Runner up: McDonald's 'McDrive'. The simplicity of the "precious cargo on board" sentiment delivered by this visual metaphor makes this a nice little ad for a brand that seems to have fully embraced the borderless, no language barrier and globally friendly approach to advertising. The ad needs very little in the way of explanation - which is one of the many benefits of creating ads for one of the world's most recognisable brands.
Winner: Playstation PS5 'UK Underground 48-hour takeover PS5'. Those who know, know. This idea plays right into the hearts and minds of those Sony Playstation gamers who love their brand. Buzzworthy and a true demonstration of understanding your target, this simple yet playful takeover is a great example of a brand connecting directly with its fans. In a perfect world.
Runner up: El Universo Newspaper 'The Holy Ad'. This is a nice little headline grabbing idea and one of those initiatives that demonstrates a creativity can be used to chip away at very big problems. It also speaks to the truth that scalable impact can spring from even the smallest of behavioural changes. Simple, thoughtful and well executed, the only question we have on this particular campaign is around the results - those numbers seem big. Kudos to the team if they're accurate. For the sake of the environment, we really hope they are.
Winner: CALM 'Finding the words'. This is a strong example of what happens when the unique capability of a medium meets the power of a compelling message. By leveraging the unique aspect of the YouTube environment, this ad forces the viewer to do the very thing it's asking us all to do - stop and take notice of what people are actually saying when they speak.
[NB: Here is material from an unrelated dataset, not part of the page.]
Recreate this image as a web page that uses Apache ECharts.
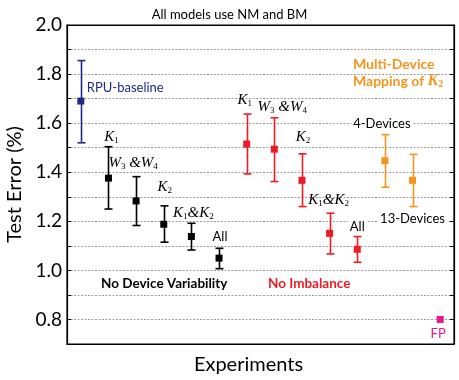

An important and timely message wrapped up in stellar execution. Well done.
Runner up: IKEA 'Life (at home) by IKEA'. A nice little intersection of where a brand who understands the role it plays in its customers' lives, meets the new realities of a quarantined world. No disingenuous "we're in this together" messages. Simply a well thought out, uniquely ownable and friendly way of saying that no matter how your life changes, IKEA products are designed to adapt to your version of modern life (at home).